After hearing too many accounts of married sisters having problems with their in laws I wanted to write something that I hope would give these sisters some hope as well as make other people aware of why these issues are arising. My intention is not to make this post about “in law bashing”. No body is perfect and we are all struggling as individuals with some demon or another. There are also many sides to a story and ultimately Allah is Just, so in Allah we have trust.

I did, however, want to highlight a few points which Alhamdulillah have also been discussed by Shaykh Muhammad ibn Adam al-Kawthari in what I would call an article to give air to a suffocated woman living with her in laws.

With every promotion comes a new understanding of a matter, diverse adventures, and a different group to converse with. No one takes the opportunity to be promoted from their previous state thinking that the future is grim. They always think it’s going to bring them hope and that they’ll do all that they can to do good and be good.

Why is it then that this hope fades away when a woman gets married (promoted) and gives up her right to her own living quarters (by instead sharing the house with her in laws)?

Some could argue she’s insane for doing so. Others could see it as courageous or “the right thing to do”. Ultimately it’s between the married sister and Allah as it’s her right to her own living quarters (living space, bedroom, kitchen and  bathroom with a lock on all) that she is wavering.

I know for sure that every woman gets married with good intentions of living peacefully with her husband, having a good respectful relationship with her in laws and continue on growing as a woman. So what’s the struggle really about?

A friend was discussing this issue with me and said marriage to any woman is her expression of womanhood – her revealing her vulnerability to her husband and being respected by him.
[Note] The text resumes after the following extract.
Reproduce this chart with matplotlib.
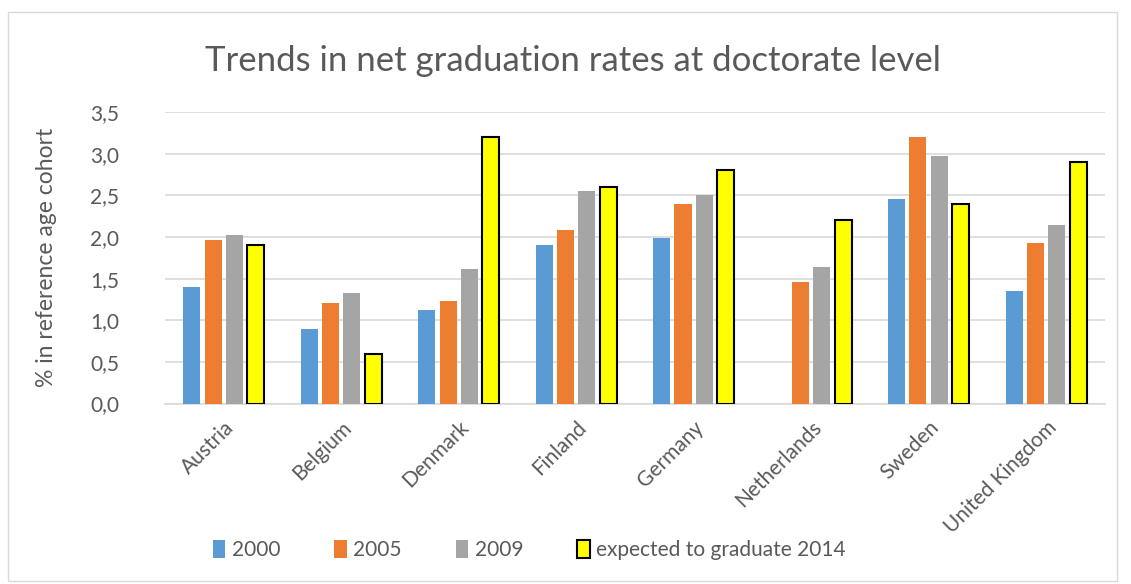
import numpy as np
import matplotlib
matplotlib.use("Agg")
import matplotlib.pyplot as plt
from matplotlib.patches import Rectangle
from matplotlib.ticker import FuncFormatter

plt.rcParams['font.family'] = ['Lato', 'DejaVu Sans']

countries = ['Austria', 'Belgium', 'Denmark', 'Finland', 'Germany',
             'Netherlands', 'Sweden', 'United Kingdom']
rate_2000 = [1.40, 0.89, 1.12, 1.91, 1.99, np.nan, 2.46, 1.35]
rate_2005 = [1.96, 1.21, 1.23, 2.09, 2.40, 1.46, 3.20, 1.93]
rate_2009 = [2.03, 1.33, 1.61, 2.55, 2.51, 1.64, 2.97, 2.14]
rate_2014 = [1.90, 0.60, 3.20, 2.60, 2.80, 2.20, 2.40, 2.90]
series_names = ['2000', '2005', '2009', 'expected to graduate 2014']

text_col = '#595959'
fig = plt.figure(figsize=(11.31, 5.84), dpi=100)
ax = fig.add_axes([0.1459, 0.309, 0.831, 0.499])

x = np.arange(len(countries))
step = 0.182
width = 0.145
styles = [
    dict(color='#5b9bd5'),
    dict(color='#ed7d31'),
    dict(color='#a5a5a5'),
    dict(color='#ffff00', edgecolor='black', linewidth=1.5),
]
all_series = [rate_2000, rate_2005, rate_2009, rate_2014]
for i, (vals, st, name) in enumerate(zip(all_series, styles, series_names)):
    ax.bar(x + (i - 1.5) * step, vals, width, label=name, zorder=3, **st)

ax.set_xlim(-0.5, len(countries) - 0.5)
ax.set_ylim(0, 3.5)
ax.set_yticks(np.arange(0, 3.51, 0.5))
ax.yaxis.set_major_formatter(FuncFormatter(lambda v, p: f'{v:.1f}'.replace('.', ',')))
ax.grid(axis='y', color='#d9d9d9', linewidth=1.2, zorder=0)
for s in ['top', 'right', 'left']:
    ax.spines[s].set_visible(False)
ax.spines['bottom'].set_color('#d9d9d9')
ax.spines['bottom'].set_linewidth(1.2)
ax.tick_params(axis='both', length=0, colors=text_col, labelsize=15)
ax.tick_params(axis='y', pad=33)
ax.set_xticks(x)
ax.set_xticklabels(countries, rotation=45, ha='right', rotation_mode='anchor', fontsize=15)
ax.tick_params(axis='x', pad=10)

ax.set_ylabel('% in reference age cohort', fontsize=16.5, color=text_col, labelpad=24)
fig.text(0.507, 0.895, 'Trends in net graduation rates at doctorate level',
         ha='center', va='center', fontsize=25, color=text_col)

leg = fig.legend(loc='center', bbox_to_anchor=(0.468, 0.058), ncol=4, frameon=False,
                 fontsize=15, handlelength=0.6, handleheight=0.9, handletextpad=0.3,
                 columnspacing=2.6, labelcolor=text_col)

fig.patches.append(Rectangle((0.007, 0.005), 0.981, 0.975, transform=fig.transFigure,
                             fill=False, edgecolor='#d9d9d9', linewidth=1))

fig.savefig('out.png', dpi=100)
When she’s living with her in laws the mother in law (MIL), naturally wanting to be the only woman in the house, makes the daughter in law (DIL) “a child” by telling her how to dress, what to eat, how to cook, how to walk, when to have babies, and what to do about her personal finances. The MIL keeps the DIL “a child” and this struggle inside the DIL who wants to express her womanhood (a sign of being an adult) continues.

Later when the DIL becomes a mother another level of hostility arrives whereby the MIL, not wanting another mother in the house, demands that the child be raised her way. Naturally every mother has their own instinct about their child… so when the MIL is wanting to raise her grandchild in a way that the DIL doesn’t another conflict arises. The solution: set boundaries which are respected by the in laws otherwise move out.

It’s amazing to see in the Indo-Pak communities so much nonsense… you know the information you hear and your whole being is screaming out “Where on earth did they get this theory from?!”

It’s either that you are allowed to uncover in front of your brother in laws, you can pray in another prayer time as currently there’s housework to do and that’s more important (!), your sister in laws already know how to look after the house (so they don’t need to do it any more) but you are not trained so need to do it forever, or you are not allowed to move out of the in laws but their daughter must have her own house when she is married. All this thinking is not from Islam and so are the words of either ignorant people, oppressors, or people refusing to implement the knowledge they’ve been given. I would usually say education helps remove ignorance but I also understand the role to educate the in laws isn’t for the DIL (it’s for her husband). I also strongly feel turning off the Asian Drama channels would help, as well as having a supportive husband who will allow his wife to practise her religion properly. After all, did you not marry her for her religious intellect?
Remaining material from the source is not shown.